╔══

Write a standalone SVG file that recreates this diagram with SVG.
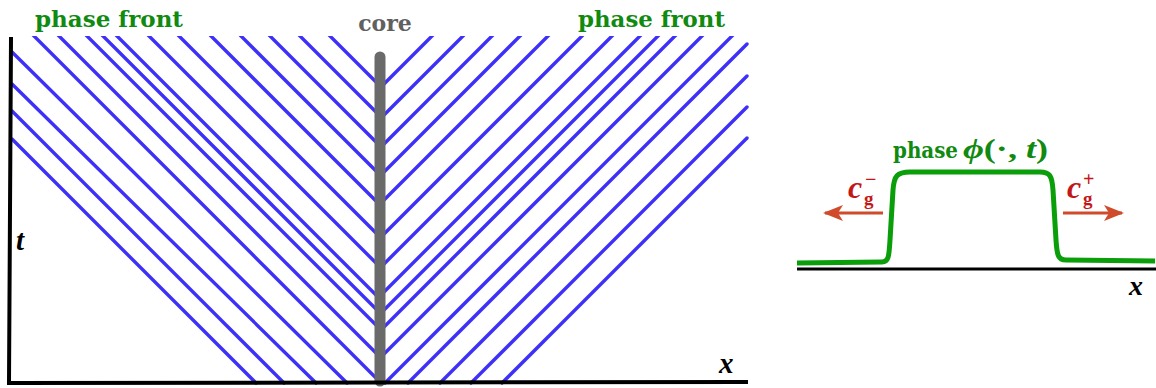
<svg xmlns="http://www.w3.org/2000/svg" width="1156" height="388" viewBox="0 0 1156 388">
<style>
.wave{stroke:#3d30f8;stroke-width:3.4;stroke-linecap:round;fill:none}
.axis{stroke:#000;stroke-width:4;fill:none;stroke-linecap:square}
.lbl{font-family:"DejaVu Serif",serif;font-weight:bold;font-size:22px}
.green{fill:#108a10}
.math{font-family:"Liberation Serif",serif;font-weight:bold;font-style:italic}
.up{font-family:"Liberation Serif",serif;font-weight:bold;font-style:normal}
.red{fill:#c41818}
.arr{stroke:#d04a2c;stroke-width:3;fill:none}
</style>
<defs>
<clipPath id="clipTop"><rect x="0" y="36" width="1156" height="352"/></clipPath>
<marker id="head" viewBox="0 0 20 16" refX="18" refY="8" markerWidth="20" markerHeight="16" markerUnits="userSpaceOnUse" orient="auto">
<path d="M0,0 L20,8 L0,16 L5,8 Z" fill="#d04a2c"/>
</marker>
</defs>
<g id="connectors">
<g id="phase-lines-left" clip-path="url(#clipTop)">
<line class="wave" x1="328" y1="34" x2="380" y2="86"/>
<line class="wave" x1="298" y1="34" x2="380" y2="116"/>
<line class="wave" x1="268" y1="34" x2="380" y2="146"/>
<line class="wave" x1="239" y1="34" x2="380" y2="175"/>
<line class="wave" x1="209" y1="34" x2="380" y2="205"/>
<line class="wave" x1="177" y1="34" x2="380" y2="237"/>
<line class="wave" x1="147" y1="34" x2="380" y2="267"/>
<line class="wave" x1="115" y1="34" x2="380" y2="299"/>
<line class="wave" x1="101" y1="34" x2="380" y2="313"/>
<line class="wave" x1="85" y1="34" x2="380" y2="329"/>
<line class="wave" x1="57" y1="34" x2="380" y2="357"/>
<line class="wave" x1="32" y1="34" x2="380" y2="382"/>
<line class="wave" x1="12" y1="52" x2="347" y2="383"/>
<line class="wave" x1="12" y1="84" x2="316" y2="383"/>
<line class="wave" x1="12" y1="111" x2="284" y2="383"/>
<line class="wave" x1="12" y1="139" x2="256" y2="383"/>
</g>
<g id="phase-lines-right" clip-path="url(#clipTop)">
<line class="wave" x1="380" y1="88" x2="434" y2="34"/>
<line class="wave" x1="380" y1="119" x2="465" y2="34"/>
<line class="wave" x1="380" y1="148" x2="494" y2="34"/>
<line class="wave" x1="380" y1="176" x2="522" y2="34"/>
<line class="wave" x1="380" y1="204" x2="550" y2="34"/>
<line class="wave" x1="380" y1="238" x2="584" y2="34"/>
<line class="wave" x1="380" y1="268" x2="614" y2="34"/>
<line class="wave" x1="380" y1="296" x2="642" y2="34"/>
<line class="wave" x1="380" y1="314" x2="660" y2="34"/>
<line class="wave" x1="380" y1="331" x2="677" y2="34"/>
<line class="wave" x1="380" y1="358" x2="704" y2="34"/>
<line class="wave" x1="385" y1="383" x2="734" y2="34"/>
<line class="wave" x1="408" y1="383" x2="747" y2="44"/>
<line class="wave" x1="440" y1="383" x2="747" y2="76"/>
<line class="wave" x1="471" y1="383" x2="747" y2="107"/>
<line class="wave" x1="502" y1="383" x2="747" y2="138"/>
</g>
<line id="arrow-left" class="arr" x1="883" y1="213" x2="825" y2="213" marker-end="url(#head)"/>
<line id="arrow-right" class="arr" x1="1063" y1="213" x2="1122" y2="213" marker-end="url(#head)"/>
</g>
<g id="core">
<line x1="380" y1="57" x2="380" y2="381" stroke="#6a6a6a" stroke-width="11" stroke-linecap="round"/>
<text class="lbl" x="385" y="31" text-anchor="middle" fill="#606060">core</text>
</g>
<g id="axes-left">
<polyline class="axis" points="11,39 9,383 746,382"/>
<text class="math" x="16" y="250" font-size="29">t</text>
<text class="math" x="719" y="373" font-size="29">x</text>
</g>
<g id="label-front-left">
<text class="lbl green" x="35" y="27" textLength="148" lengthAdjust="spacingAndGlyphs">phase front</text>
</g>
<g id="label-front-right">
<text class="lbl green" x="578" y="27" textLength="147" lengthAdjust="spacingAndGlyphs">phase front</text>
</g>
<g id="phase-profile">
<line x1="797" y1="269" x2="1156" y2="269" stroke="#000" stroke-width="3"/>
<path d="M797,263 L882,262 C889,262 889,255 890,240 L893,190 C894,176 897,172 910,172 L1040,172 C1050,172 1052,176 1053,190 L1056,240 C1057,255 1058,260 1066,260 L1155,261" fill="none" stroke="#0a9e0a" stroke-width="5" stroke-linejoin="round"/>
<text class="lbl green" x="893" y="158" font-size="20" textLength="65" lengthAdjust="spacingAndGlyphs">phase</text>
<text class="math green" x="963" y="158" font-size="28" textLength="85" lengthAdjust="spacingAndGlyphs">ϕ<tspan class="up">(·,</tspan> t<tspan class="up">)</tspan></text>
<text class="math" x="1129" y="295" font-size="28">x</text>
</g>
<g id="label-cminus">
<text class="math red" x="848" y="198" font-size="32">c</text>
<text class="up red" x="865" y="186" font-size="20">−</text>
<text class="up red" x="864" y="205" font-size="19">g</text>
</g>
<g id="label-cplus">
<text class="math red" x="1067" y="198" font-size="32">c</text>
<text class="up red" x="1083" y="186" font-size="20">+</text>
<text class="up red" x="1083" y="205" font-size="19">g</text>
</g>
</svg>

╚══

## WHAT YOU NEED TO DO
Transcribe the preceding listing in its entirety and with exact wording, leaving out pictures.

## SOLVED PROBLEM
Write a standalone SVG file that recreates this diagram with SVG.
<svg xmlns="http://www.w3.org/2000/svg" width="1156" height="388" viewBox="0 0 1156 388">
<style>
.wave{stroke:#3d30f8;stroke-width:3.4;stroke-linecap:round;fill:none}
.axis{stroke:#000;stroke-width:4;fill:none;stroke-linecap:square}
.lbl{font-family:"DejaVu Serif",serif;font-weight:bold;font-size:22px}
.green{fill:#108a10}
.math{font-family:"Liberation Serif",serif;font-weight:bold;font-style:italic}
.up{font-family:"Liberation Serif",serif;font-weight:bold;font-style:normal}
.red{fill:#c41818}
.arr{stroke:#d04a2c;stroke-width:3;fill:none}
</style>
<defs>
<clipPath id="clipTop"><rect x="0" y="36" width="1156" height="352"/></clipPath>
<marker id="head" viewBox="0 0 20 16" refX="18" refY="8" markerWidth="20" markerHeight="16" markerUnits="userSpaceOnUse" orient="auto">
<path d="M0,0 L20,8 L0,16 L5,8 Z" fill="#d04a2c"/>
</marker>
</defs>
<g id="connectors">
<g id="phase-lines-left" clip-path="url(#clipTop)">
<line class="wave" x1="328" y1="34" x2="380" y2="86"/>
<line class="wave" x1="298" y1="34" x2="380" y2="116"/>
<line class="wave" x1="268" y1="34" x2="380" y2="146"/>
<line class="wave" x1="239" y1="34" x2="380" y2="175"/>
<line class="wave" x1="209" y1="34" x2="380" y2="205"/>
<line class="wave" x1="177" y1="34" x2="380" y2="237"/>
<line class="wave" x1="147" y1="34" x2="380" y2="267"/>
<line class="wave" x1="115" y1="34" x2="380" y2="299"/>
<line class="wave" x1="101" y1="34" x2="380" y2="313"/>
<line class="wave" x1="85" y1="34" x2="380" y2="329"/>
<line class="wave" x1="57" y1="34" x2="380" y2="357"/>
<line class="wave" x1="32" y1="34" x2="380" y2="382"/>
<line class="wave" x1="12" y1="52" x2="347" y2="383"/>
<line class="wave" x1="12" y1="84" x2="316" y2="383"/>
<line class="wave" x1="12" y1="111" x2="284" y2="383"/>
<line class="wave" x1="12" y1="139" x2="256" y2="383"/>
</g>
<g id="phase-lines-right" clip-path="url(#clipTop)">
<line class="wave" x1="380" y1="88" x2="434" y2="34"/>
<line class="wave" x1="380" y1="119" x2="465" y2="34"/>
<line class="wave" x1="380" y1="148" x2="494" y2="34"/>
<line class="wave" x1="380" y1="176" x2="522" y2="34"/>
<line class="wave" x1="380" y1="204" x2="550" y2="34"/>
<line class="wave" x1="380" y1="238" x2="584" y2="34"/>
<line class="wave" x1="380" y1="268" x2="614" y2="34"/>
<line class="wave" x1="380" y1="296" x2="642" y2="34"/>
<line class="wave" x1="380" y1="314" x2="660" y2="34"/>
<line class="wave" x1="380" y1="331" x2="677" y2="34"/>
<line class="wave" x1="380" y1="358" x2="704" y2="34"/>
<line class="wave" x1="385" y1="383" x2="734" y2="34"/>
<line class="wave" x1="408" y1="383" x2="747" y2="44"/>
<line class="wave" x1="440" y1="383" x2="747" y2="76"/>
<line class="wave" x1="471" y1="383" x2="747" y2="107"/>
<line class="wave" x1="502" y1="383" x2="747" y2="138"/>
</g>
<line id="arrow-left" class="arr" x1="883" y1="213" x2="825" y2="213" marker-end="url(#head)"/>
<line id="arrow-right" class="arr" x1="1063" y1="213" x2="1122" y2="213" marker-end="url(#head)"/>
</g>
<g id="core">
<line x1="380" y1="57" x2="380" y2="381" stroke="#6a6a6a" stroke-width="11" stroke-linecap="round"/>
<text class="lbl" x="385" y="31" text-anchor="middle" fill="#606060">core</text>
</g>
<g id="axes-left">
<polyline class="axis" points="11,39 9,383 746,382"/>
<text class="math" x="16" y="250" font-size="29">t</text>
<text class="math" x="719" y="373" font-size="29">x</text>
</g>
<g id="label-front-left">
<text class="lbl green" x="35" y="27" textLength="148" lengthAdjust="spacingAndGlyphs">phase front</text>
</g>
<g id="label-front-right">
<text class="lbl green" x="578" y="27" textLength="147" lengthAdjust="spacingAndGlyphs">phase front</text>
</g>
<g id="phase-profile">
<line x1="797" y1="269" x2="1156" y2="269" stroke="#000" stroke-width="3"/>
<path d="M797,263 L882,262 C889,262 889,255 890,240 L893,190 C894,176 897,172 910,172 L1040,172 C1050,172 1052,176 1053,190 L1056,240 C1057,255 1058,260 1066,260 L1155,261" fill="none" stroke="#0a9e0a" stroke-width="5" stroke-linejoin="round"/>
<text class="lbl green" x="893" y="158" font-size="20" textLength="65" lengthAdjust="spacingAndGlyphs">phase</text>
<text class="math green" x="963" y="158" font-size="28" textLength="85" lengthAdjust="spacingAndGlyphs">ϕ<tspan class="up">(·,</tspan> t<tspan class="up">)</tspan></text>
<text class="math" x="1129" y="295" font-size="28">x</text>
</g>
<g id="label-cminus">
<text class="math red" x="848" y="198" font-size="32">c</text>
<text class="up red" x="865" y="186" font-size="20">−</text>
<text class="up red" x="864" y="205" font-size="19">g</text>
</g>
<g id="label-cplus">
<text class="math red" x="1067" y="198" font-size="32">c</text>
<text class="up red" x="1083" y="186" font-size="20">+</text>
<text class="up red" x="1083" y="205" font-size="19">g</text>
</g>
</svg>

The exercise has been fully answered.